Berger does not therefore seek to give an overarching account of the 17th-century Catholic mind, but of a particular phenomenon in a particular context. The implications of her study, however, stand to provide new insights into the intentions behind many of the greatest buildings of the Roman baroque. Supplanting the characterisation of Heinrich Wölfflin of its architecture as formless, by instead using the term ‘deformation’ she explores its architects’ interests in form and the manipulation of form. 

In doing all this, she attempts to complicate histories of art made in the aftermath of the Council of Trent. These have generally emphasised the extent to which Counter-Reformation art prioritised rhetorical clarity and immediacy of comprehension over ambiguity. But, as Berger observes, deformations could be rhetorical and persuasive in a different sense. By bringing the viewer through a pre-planned series of mental contortions, those who conceived deformations could use them to create heightened emotional and even spiritual states in their viewers.

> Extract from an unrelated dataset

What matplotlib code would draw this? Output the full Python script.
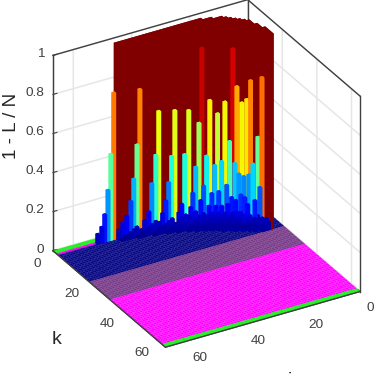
# -*- coding: utf-8 -*-
import numpy as np
import matplotlib
matplotlib.use("Agg")
import matplotlib.pyplot as plt

plt.rcParams["font.family"] = ["Liberation Sans", "DejaVu Sans"]

# rows of the staircases: row k, its columns j and the bar heights
tooth_k = [2.9, 3.9, 4.9, 5.8, 6.8, 7.8, 8.7, 9.7, 10.7, 11.6, 12.6, 13.6, 14.6, 15.5, 16.5, 17.5]
tooth_j = [
    [53.3, 51.9, 50.9, 49.8, 48.8, 47.8],
    [46.6, 45.3, 43.9, 42.5, 41.5, 40.4, 39.4],
    [39.6, 38.3, 36.9, 35.9, 34.5, 33.5],
    [33.7, 32.7, 31.6, 30.6, 29.6, 28.5, 27.5],
    [28.8, 27.7, 26.7, 25.7, 24.3],
    [25.2, 24.2, 23.5, 22.5, 21.4, 20.4],
    [22.7, 21.3, 20.3, 19.3, 18.2],
    [20.5, 19.1, 18.1, 17.1, 16.1],
    [18.7, 17.3, 16.3, 15.3, 14.2],
    [15.8, 14.1, 13.1, 12.0],
    [14.3, 13.0, 11.9, 11.2],
    [13.2, 12.2, 11.1, 10.1],
    [12.4, 11.0, 10.0, 9.0],
    [11.6, 10.2, 8.8, 8.2],
    [11.1, 9.8, 8.0, 6.3],
    [9.7, 7.9, 6.2, 5.5],
]
tooth_h = [
    [0.05, 0.08, 0.14, 0.26, 0.44, 0.75],
    [0.05, 0.08, 0.11, 0.18, 0.29, 0.46, 0.74],
    [0.03, 0.07, 0.11, 0.25, 0.39, 0.61],
    [0.05, 0.09, 0.15, 0.24, 0.37, 0.6, 0.98],
    [0.03, 0.08, 0.12, 0.37, 0.59],
    [0.06, 0.1, 0.17, 0.3, 0.52, 0.9],
    [0.06, 0.13, 0.2, 0.35, 0.63],
    [0.06, 0.1, 0.16, 0.3, 0.56],
    [0.07, 0.1, 0.17, 0.32, 0.62],
    [0.1, 0.2, 0.42, 0.89],
    [0.11, 0.14, 0.31, 0.7],
    [0.07, 0.13, 0.26, 0.62],
    [0.08, 0.16, 0.25, 0.64],
    [0.08, 0.15, 0.26, 0.74],
    [0.07, 0.12, 0.32, 0.45],
    [0.07, 0.14, 0.2, 0.76],
]

# low bars in front of the staircases
low_k = [4.9, 5.8, 6.8, 7.8, 8.7, 9.7, 10.7, 11.6, 12.6, 13.6, 14.6, 15.5, 16.5, 17.5, 18.4, 19.4, 20.4]
low_j = [
    [46, 45, 44, 43, 42, 41],
    [41, 40, 39, 38, 37, 36, 35],
    [36, 35, 34, 33, 32, 31, 30],
    [32, 31, 30, 29, 28, 27, 26],
    [29, 28, 27, 26, 25, 24, 23],
    [26, 25, 24, 23, 22, 21],
    [24, 23, 22, 21, 20, 19],
    [22, 21, 20, 19, 18, 17],
    [20, 19, 18, 17, 16, 15],
    [18, 17, 16, 15, 14],
    [17, 16, 15, 14, 13],
    [15, 14, 13, 12, 11],
    [14, 13, 12, 11, 10, 9],
    [12, 11, 10, 9, 8, 7],
    [10, 9, 8, 7, 6],
    [9, 8, 7, 6, 5],
    [7, 6, 5],
]
low_h = [
    [0.01, 0.02, 0.02, 0.03, 0.04, 0.05],
    [0.01, 0.02, 0.02, 0.03, 0.04, 0.05, 0.06],
    [0.01, 0.02, 0.03, 0.03, 0.04, 0.05, 0.06],
    [0.01, 0.02, 0.03, 0.04, 0.05, 0.06, 0.07],
    [0.02, 0.03, 0.04, 0.05, 0.06, 0.07, 0.08],
    [0.02, 0.03, 0.04, 0.05, 0.06, 0.07],
    [0.02, 0.03, 0.04, 0.05, 0.06, 0.07],
    [0.03, 0.03, 0.04, 0.05, 0.06, 0.07],
    [0.03, 0.03, 0.04, 0.05, 0.06, 0.07],
    [0.03, 0.03, 0.04, 0.05, 0.06],
    [0.03, 0.03, 0.04, 0.05, 0.06],
    [0.03, 0.04, 0.04, 0.05, 0.06],
    [0.03, 0.03, 0.04, 0.04, 0.05, 0.06],
    [0.03, 0.03, 0.04, 0.04, 0.05, 0.06],
    [0.03, 0.03, 0.04, 0.05, 0.05],
    [0.03, 0.04, 0.04, 0.05, 0.05],
    [0.03, 0.04, 0.04],
]

# the plateau at 1: for each column j the rows it covers
wall_j = [47, 46, 45, 44, 43, 42, 41, 40, 39, 38, 37, 36, 35, 34, 33, 32, 31, 30, 29, 28, 27, 26,
          25, 24, 23, 22, 21, 20, 19, 18, 17, 16, 15, 14, 13, 12, 11, 10, 9, 8, 7, 6, 5, 4]
wall_back = [2.9, 2.9, 2.9, 2.9, 2.9, 2.9, 2.9, 2.9, 2.9, 2.9, 2.9, 2.9, 2.9, 2.9, 2.9, 2.9, 2.9, 2.9, 2.9, 2.9, 2.9, 2.9,
             2.9, 2.9, 2.9, 2.9, 2.9, 2.9, 2.9, 2.9, 3.9, 3.9, 3.9, 4.9, 4.9, 4.9, 5.8, 6.8, 7.8, 8.7, 9.7, 10.7, 13.6, 16.5]
wall_front = [2.9, 2.9, 2.9, 2.9, 2.9, 2.9, 2.9, 2.9, 3.9, 3.9, 3.9, 3.9, 3.9, 3.9, 4.9, 4.9, 4.9, 4.9, 4.9, 5.8, 5.8, 5.8,
              5.8, 6.8, 6.8, 6.8, 6.8, 7.8, 7.8, 8.7, 8.7, 9.7, 9.7, 10.7, 10.7, 11.6, 12.6, 13.6, 14.6, 15.5, 15.5, 16.5, 17.5, 20.4]

# floor bands along k
band_edges = [0, 2, 3, 21, 33, 63, 65]
band_colors = ["#1ff01f", "#ff00ff", "#06067f", "#7a3a8a", "#ff00ff", "#1ff01f"]
band_lines = ["#1ff01f", "#ff00ff", "#1c1c98", "#845094", "#ff30ff", "#1ff01f"]

z_ticks = [0, 0.2, 0.4, 0.6, 0.8, 1]
z_labels = ["0", "0.2", "0.4", "0.6", "0.8", "1"]
jk_ticks = [0, 20, 40, 60]
j_max, k_max = 67, 65
dark = "#404040"

fig = plt.figure(figsize=(3.74, 3.74), dpi=100)
ax = fig.add_axes([14.5/374, 8.5/374, 1, 1], projection="3d", proj_type="ortho")
ax.set_box_aspect((1, 1, 1), zoom=1.011)
ax.view_init(elev=29.7, azim=60)
ax.computed_zorder = False
ax.patch.set_alpha(0)

ax.set_xlim(0, j_max)
ax.set_ylim(0, k_max)
ax.set_zlim(0, 1)

# floor
for i in range(len(band_colors)):
    J, K = np.meshgrid(np.arange(0, j_max+1), np.arange(band_edges[i], band_edges[i+1]+1))
    ax.plot_surface(J, K, np.zeros_like(J, dtype=float), rstride=1, cstride=1, color=band_colors[i],
                    edgecolor=band_lines[i], linewidth=0.25, shade=False, zorder=1)

# plateau
zo = 2
for j, kb, kf in zip(wall_j, wall_back, wall_front):
    ax.bar3d(j-0.5, kb-0.5, 0, 1, kf-kb+1, 1, color=plt.cm.jet(1.0), shade=False, zorder=zo)
    zo += 1

# bars, far ones first
bars = []
for k, js, hs in zip(tooth_k + low_k, tooth_j + low_j, tooth_h + low_h):
    for j, h in zip(js, hs):
        bars.append((k, j, h))
bars.sort()
for k, j, h in bars:
    # the reference's jet reaches yellow a little earlier than matplotlib's
    ax.bar3d(j-0.5, k-0.5, 0, 1, 1, h, color=plt.cm.jet(min(h*1.04, 1.0)), shade=False, zorder=zo)
    zo += 1

# box edges over the grid
top_j, top_k = [j_max, 0, 0], [0, 0, k_max]
ax.plot(top_j, top_k, [1, 1, 1], color=dark, lw=1.0, zorder=1)
for j, k in [(j_max, 0), (0, 0), (0, k_max)]:
    ax.plot([j, j], [k, k], [0, 1], color=dark, lw=1.0, zorder=1)
ax.plot([j_max, j_max, 0], [0, k_max, k_max], [0, 0, 0], color=dark, lw=1.0, zorder=zo)

for axis in (ax.xaxis, ax.yaxis, ax.zaxis):
    axis.pane.set_facecolor("white")
    axis.pane.set_edgecolor("white")
    axis.line.set_color(dark)
    axis._axinfo["grid"].update(color="#e6e6e6", linewidth=1.1)
    axis._axinfo["tick"].update(inward_factor=0.0, outward_factor=0.25, linewidth={True: 0.8, False: 0.5}, color=dark)

ax.set_xticks(jk_ticks)
ax.set_yticks(jk_ticks)
ax.set_zticks(z_ticks)
ax.set_zticklabels(z_labels)
ax.tick_params(axis="both", labelsize=9.7, labelcolor=dark, colors=dark, pad=0)
ax.tick_params(axis="z", labelsize=9.7, pad=-4)
ax.tick_params(axis="y", pad=3)
for t in ax.get_xticklabels():
    t.set_va("center")
    t.set_ha("left")
for t in ax.get_yticklabels():
    t.set_va("bottom")
for t in ax.get_zticklabels():
    t.set_va("center")
    t.set_ha("right")

fig.text(12/374, 1-126/374, "1 - L / N", rotation=90, fontsize=13.5, color="#262626", ha="center", va="center")
fig.text(57/374, 1-340/374, "k", fontsize=14, color="#262626", ha="center", va="center")
fig.text(290/374, 1-372/374, "j", fontsize=14, color="#262626", ha="center", va="top")

fig.savefig("out.png", dpi=100)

The facade of the church of San Carlo alle Quattro Fontane in Rome, designed by Francesco Borromini (1599–1667). Photo: © Architas via Wikimedia Commons, used under Creative Commons license CC BY-SA 4.0

Berger’s account is not just about the great buildings of the high baroque in Rome, however, but covers many other fascinating examples of deformations, some of which will be familiar to the reader, many others not. We encounter works of anamorphic art that, like the celebrated example of Holbein’s Ambassadors, can be understood only when viewed from a particular angle; mathematical, perspectival and religious treatises; and works of art in overlooked media such as turned ivories. Indeed, Berger casts this latter form of miniature sculpture as critical to understanding the mentality that lay behind deformations. Made out of a series of deformations, these small ivory objects, she contends, were so intricate as to be incomprehensible, something that could bring viewers almost to a transcendental state. 

Deformations were far from being uncontroversial even in this period. Borromini’s church of San Carlo alle Quattro Fontane appalled and beguiled critics in equal measure. But by recovering how the sensation of incomprehensibility could be a positive aesthetic experience, Berger helps us better understand what an architect like Borromini was trying to achieve. And in doing this she loses nothing of the sense of wonder that was so clearly delighted in by the artists and patrons she studies. Pull-out images abound in this book, and a mirrored sheet of paper is included at the back of the book that, when placed in a certain way, makes sense of an anamorphic image of Saint Francis. 

Today, perhaps as much as in the 17th century, deformations still have the power to beguile. 

The Deformation: Attention and Discernment in Catholic Reformation Art and Architecture by Susanna Berger is published by Princeton University Press.